Re: Kafka client - specify offsets?

Posted by Tobias Pfeiffer <tg...@preferred.jp>.
Michael,

apparently, the parameter "auto.offset.reset" has a different meaning
in Spark's Kafka implementation than what is described in the
documentation.

The Kafka docs at <https://kafka.apache.org/documentation.html>
specify the effect of "auto.offset.reset" as:
> What to do when there is no initial offset in ZooKeeper or if an offset is out of range:
> * smallest : automatically reset the offset to the smallest offset
> * largest : automatically reset the offset to the largest offset
> * anything else: throw exception to the consumer

However, Spark's implementation seems to drop the part "when there is
no initial offset", as can be seen in
https://github.com/apache/spark/blob/master/external/kafka/src/main/scala/org/apache/spark/streaming/kafka/KafkaInputDStream.scala#L102
-- it will just wipe the stored offset from Zookeeper.

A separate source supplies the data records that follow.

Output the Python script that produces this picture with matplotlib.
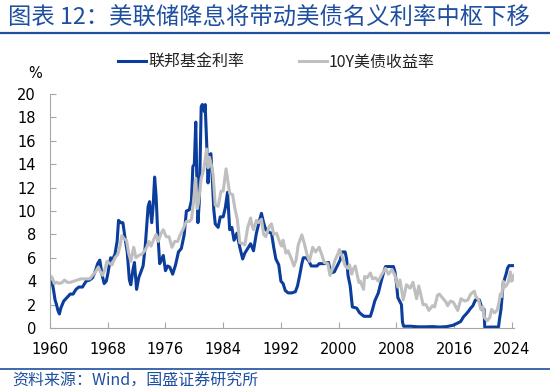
import matplotlib
matplotlib.use('Agg')
import matplotlib.pyplot as plt
from matplotlib.lines import Line2D

plt.rcParams['font.family'] = ['Noto Sans CJK SC', 'DejaVu Sans']

# effective fed funds rate (year, %)
ff_t = [1960.0, 1960.3, 1960.5, 1960.7, 1960.9, 1961.1, 1961.3, 1961.5, 1961.7, 1961.9,
        1962.2, 1962.5, 1962.8, 1963.2, 1963.6, 1964.0, 1964.5, 1965.0, 1965.5, 1965.9,
        1966.3, 1966.6, 1966.9, 1967.2, 1967.5, 1967.8, 1968.0, 1968.4, 1968.7, 1969.0,
        1969.3, 1969.5, 1969.8, 1970.1, 1970.4, 1970.7, 1971.0, 1971.2, 1971.5, 1971.7,
        1972.0, 1972.3, 1972.6, 1972.9, 1973.2, 1973.6, 1973.8, 1974.1, 1974.3, 1974.5,
        1974.7, 1974.9, 1975.2, 1975.5, 1975.7, 1976.0, 1976.3, 1976.6, 1977.0, 1977.4,
        1977.8, 1978.2, 1978.6, 1978.9, 1979.3, 1979.6, 1979.8, 1980.0, 1980.2, 1980.4,
        1980.5, 1980.7, 1980.95, 1981.1, 1981.4, 1981.5, 1981.7, 1981.9, 1982.1, 1982.3,
        1982.5, 1982.7, 1982.9, 1983.3, 1983.6, 1984.0, 1984.3, 1984.6, 1984.9, 1985.2,
        1985.5, 1985.9, 1986.3, 1986.7, 1987.0, 1987.4, 1987.8, 1988.2, 1988.6, 1989.0,
        1989.3, 1989.6, 1989.9, 1990.3, 1990.7, 1991.0, 1991.3, 1991.7, 1992.0, 1992.3,
        1992.6, 1993.0, 1993.5, 1994.0, 1994.3, 1994.6, 1994.9, 1995.1, 1995.5, 1995.9,
        1996.2, 1996.6, 1997.0, 1997.3, 1998.0, 1998.6, 1998.9, 1999.4, 1999.8, 2000.2,
        2000.5, 2000.9, 2001.1, 2001.3, 2001.6, 2001.9, 2002.5, 2002.9, 2003.5, 2004.4,
        2004.7, 2005.0, 2005.5, 2005.9, 2006.3, 2006.5, 2007.6, 2007.8, 2008.0, 2008.2,
        2008.7, 2008.85, 2009.0, 2010.0, 2011.0, 2012.0, 2013.0, 2014.0, 2015.0, 2015.9,
        2016.9, 2017.3, 2017.6, 2017.95, 2018.3, 2018.6, 2018.95, 2019.5, 2019.7, 2019.9,
        2020.15, 2020.25, 2021.0, 2022.15, 2022.3, 2022.5, 2022.6, 2022.8, 2022.95, 2023.2,
        2023.4, 2023.6, 2024.3]
ff_v = [4.0, 3.9, 3.2, 2.4, 2.0, 1.5, 1.2, 1.7, 2.0, 2.3,
        2.5, 2.7, 2.9, 2.9, 3.3, 3.5, 3.5, 4.0, 4.1, 4.3,
        4.9, 5.5, 5.8, 4.6, 3.8, 4.0, 4.6, 6.0, 5.9, 6.3,
        7.4, 9.2, 9.0, 9.0, 7.7, 6.5, 4.1, 3.7, 5.0, 5.6,
        3.3, 4.3, 4.8, 5.3, 7.0, 10.4, 10.8, 9.0, 10.5, 12.9,
        11.3, 8.5, 5.5, 5.9, 6.2, 4.9, 5.3, 5.2, 4.6, 5.4,
        6.5, 6.8, 8.0, 10.0, 10.1, 10.9, 13.8, 14.0, 17.6, 11.0,
        9.0, 10.9, 18.9, 19.1, 18.5, 19.1, 16.0, 12.4, 14.8, 14.9,
        12.6, 10.1, 8.9, 8.6, 9.5, 9.5, 10.3, 11.6, 8.4, 8.6,
        7.5, 8.1, 6.9, 5.9, 6.4, 6.8, 7.2, 6.6, 8.1, 9.1,
        9.8, 9.0, 8.4, 8.2, 8.1, 6.9, 5.9, 5.4, 4.0, 3.8,
        3.2, 3.0, 3.0, 3.1, 3.6, 4.5, 5.5, 6.0, 6.0, 5.7,
        5.3, 5.3, 5.3, 5.5, 5.5, 5.6, 4.7, 4.8, 5.3, 5.8,
        6.5, 6.5, 5.9, 4.5, 3.6, 1.8, 1.7, 1.3, 1.0, 1.0,
        1.6, 2.3, 3.0, 4.0, 4.9, 5.25, 5.25, 4.8, 3.9, 2.6,
        2.0, 0.5, 0.15, 0.15, 0.1, 0.1, 0.12, 0.08, 0.12, 0.24,
        0.55, 0.95, 1.15, 1.4, 1.7, 1.9, 2.4, 2.4, 2.0, 1.55,
        1.6, 0.05, 0.08, 0.08, 0.8, 1.6, 2.3, 3.8, 4.1, 4.6,
        5.1, 5.33, 5.33]

# 10Y treasury yield (year, %)
ty_t = [1960.0, 1960.3, 1960.6, 1960.9, 1961.3, 1961.7, 1962.0, 1962.4, 1962.8, 1963.3,
        1963.8, 1964.3, 1964.9, 1965.5, 1965.9, 1966.3, 1966.7, 1967.0, 1967.3, 1967.6,
        1967.9, 1968.3, 1968.6, 1969.0, 1969.4, 1969.7, 1969.95, 1970.3, 1970.6, 1970.9,
        1971.2, 1971.6, 1971.9, 1972.3, 1972.7, 1973.0, 1973.4, 1973.7, 1974.0, 1974.4,
        1974.7, 1975.0, 1975.4, 1975.7, 1976.1, 1976.5, 1976.9, 1977.3, 1977.7, 1978.0,
        1978.4, 1978.9, 1979.3, 1979.6, 1979.8, 1980.2, 1980.4, 1980.6, 1980.95, 1981.3,
        1981.7, 1981.9, 1982.1, 1982.4, 1982.6, 1982.9, 1983.3, 1983.7, 1984.0, 1984.4,
        1984.9, 1985.3, 1985.6, 1985.95, 1986.3, 1986.7, 1987.0, 1987.4, 1987.8, 1987.95,
        1988.2, 1988.6, 1988.9, 1989.3, 1989.6, 1989.9, 1990.4, 1990.7, 1991.0, 1991.4,
        1991.9, 1992.1, 1992.3, 1992.7, 1993.0, 1993.4, 1993.8, 1994.1, 1994.4, 1994.9,
        1995.3, 1995.6, 1995.95, 1996.4, 1996.8, 1997.3, 1997.7, 1998.0, 1998.5, 1998.8,
        1999.2, 1999.5, 1999.95, 2000.1, 2000.5, 2000.9, 2001.3, 2001.5, 2001.8, 2002.0,
        2002.3, 2002.8, 2003.0, 2003.45, 2003.6, 2003.95, 2004.4, 2004.7, 2005.1, 2005.5,
        2005.9, 2006.5, 2006.9, 2007.4, 2007.8, 2008.2, 2008.5, 2008.95, 2009.4, 2009.9,
        2010.3, 2010.8, 2011.1, 2011.7, 2012.1, 2012.5, 2013.0, 2013.3, 2013.7, 2013.95,
        2014.5, 2014.9, 2015.1, 2015.5, 2015.9, 2016.5, 2016.95, 2017.5, 2017.9, 2018.3,
        2018.8, 2019.0, 2019.4, 2019.7, 2020.0, 2020.2, 2020.6, 2020.95, 2021.2, 2021.6,
        2021.95, 2022.2, 2022.4, 2022.6, 2022.8, 2023.0, 2023.2, 2023.5, 2023.8, 2023.95,
        2024.1, 2024.3]
ty_v = [4.5, 4.3, 3.8, 3.9, 3.8, 3.9, 4.1, 3.9, 3.9, 4.0,
        4.1, 4.2, 4.2, 4.2, 4.5, 4.8, 5.2, 4.8, 4.5, 5.0,
        5.7, 5.5, 5.4, 6.0, 6.3, 7.0, 7.9, 7.6, 7.5, 6.4,
        5.7, 6.9, 6.0, 6.2, 6.3, 6.5, 6.9, 7.4, 7.0, 7.6,
        8.0, 7.4, 8.1, 8.4, 7.8, 7.8, 6.9, 7.4, 7.4, 7.9,
        8.4, 9.1, 9.1, 9.3, 10.3, 12.8, 10.2, 10.8, 12.8, 13.5,
        15.3, 13.7, 14.6, 13.8, 13.1, 10.5, 10.4, 11.7, 11.7, 13.6,
        11.5, 11.4, 10.3, 9.3, 7.3, 7.2, 7.1, 8.6, 9.4, 8.9,
        8.4, 9.2, 9.0, 9.3, 8.0, 7.8, 8.7, 8.9, 8.0, 8.1,
        7.2, 7.0, 7.5, 6.4, 6.6, 6.0, 5.3, 5.8, 7.1, 7.96,
        7.1, 6.3, 5.7, 6.9, 6.5, 6.9, 6.2, 5.6, 5.5, 4.5,
        5.2, 5.8, 6.4, 6.7, 6.1, 5.3, 5.1, 5.4, 4.6, 5.0,
        5.3, 3.9, 4.0, 3.3, 4.4, 4.3, 4.7, 4.2, 4.3, 4.0,
        4.5, 5.1, 4.6, 5.0, 4.5, 3.5, 4.1, 2.4, 3.7, 3.4,
        3.9, 2.5, 3.6, 2.0, 2.0, 1.5, 1.9, 1.8, 2.8, 2.9,
        2.5, 2.2, 1.9, 2.3, 2.2, 1.5, 2.5, 2.3, 2.4, 2.9,
        3.15, 2.7, 2.4, 1.6, 1.8, 0.9, 0.62, 0.9, 1.6, 1.3,
        1.5, 2.1, 2.9, 2.7, 4.0, 3.5, 3.6, 3.9, 4.8, 4.0,
        4.1, 4.5]

x_ticks = [1960, 1968, 1976, 1984, 1992, 2000, 2008, 2016, 2024]
y_ticks = [0, 2, 4, 6, 8, 10, 12, 14, 16, 18, 20]

blue = '#0B3D9C'
gray = '#BFBFBF'
title_blue = '#1E4FA0'

fig = plt.figure(figsize=(5.5, 3.9), dpi=100)
ax = fig.add_axes([50 / 550, 1 - 328 / 390, 464 / 550, 234 / 390])

ax.plot(ff_t, ff_v, color=blue, lw=2.2, label='联邦基金利率')
ax.plot(ty_t, ty_v, color=gray, lw=2.2, label='10Y美债收益率')

ax.set_xlim(1960, 2024.3)
ax.set_ylim(0, 20)
ax.set_xticks(x_ticks)
ax.set_yticks(y_ticks)
for s in ['top', 'right']:
    ax.spines[s].set_visible(False)
for s in ['left', 'bottom']:
    ax.spines[s].set_color('#A6A6A6')
ax.tick_params(direction='in', length=4, color='#A6A6A6', pad=10,
               labelsize=10.5, labelcolor='black')
for lab in ax.get_xticklabels() + ax.get_yticklabels():
    lab.set_family('DejaVu Sans')

fig.legend(*ax.get_legend_handles_labels(), loc='center left',
           bbox_to_anchor=(118 / 550, 1 - 62 / 390), ncol=2, frameon=False,
           fontsize=11.5, handlelength=1.75, handletextpad=0.15, columnspacing=3.4,
           borderpad=0, borderaxespad=0, labelcolor='#222222')

fig.text(28 / 550, 1 - 73 / 390, '%', fontsize=10.5, family='DejaVu Sans', va='center')

fig.text(8 / 550, 1 - 18 / 390, '图表 12：美联储降息将带动美债名义利率中枢下移',
         fontsize=16.8, color=title_blue, va='center', style='italic')
fig.add_artist(Line2D([0, 1], [1 - 33 / 390] * 2, color=title_blue, lw=1.6))
fig.add_artist(Line2D([0, 1], [1 - 369 / 390] * 2, color=title_blue, lw=1.2))
fig.text(12 / 550, 1 - 381 / 390, '资料来源：Wind，国盛证券研究所',
         fontsize=11.5, color=title_blue, va='center', style='italic')

fig.savefig('out.png', dpi=100)
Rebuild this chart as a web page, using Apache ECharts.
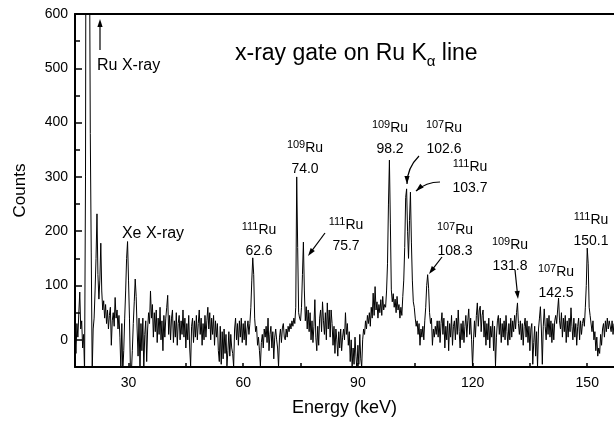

I guess it's
actually a bug, because the parameter's effect is different than what
is documented, but then it's good for you (and me) because it allows
to specify "I want all that I can get" or "I want to start reading
right now", even if there is an offset stored in Zookeeper.

Tobias

On Sun, Jun 15, 2014 at 11:27 PM, Tobias Pfeiffer <tg...@preferred.jp> wrote:
> Hi,
>
> there are apparently helpers to tell you the offsets
> <https://cwiki.apache.org/confluence/display/KAFKA/0.8.0+SimpleConsumer+Example#id-0.8.0SimpleConsumerExample-FindingStartingOffsetforReads>,
> but I have no idea how to pass that to the Kafka stream consumer. I am
> interested in that as well.
>
> Tobias
>
> On Thu, Jun 12, 2014 at 5:53 AM, Michael Campbell
> <mi...@gmail.com> wrote:
>> Is there a way in the Apache Spark Kafka Utils to specify an offset to start
>> reading?  Specifically, from the start of the queue, or failing that, a
>> specific point?

Re: Kafka client - specify offsets?

Posted by Tobias Pfeiffer <tg...@preferred.jp>.
Hi,

there are apparently helpers to tell you the offsets
<https://cwiki.apache.org/confluence/display/KAFKA/0.8.0+SimpleConsumer+Example#id-0.8.0SimpleConsumerExample-FindingStartingOffsetforReads>,
but I have no idea how to pass that to the Kafka stream consumer. I am
interested in that as well.

Tobias

On Thu, Jun 12, 2014 at 5:53 AM, Michael Campbell
<mi...@gmail.com> wrote:
> Is there a way in the Apache Spark Kafka Utils to specify an offset to start
> reading?  Specifically, from the start of the queue, or failing that, a
> specific point?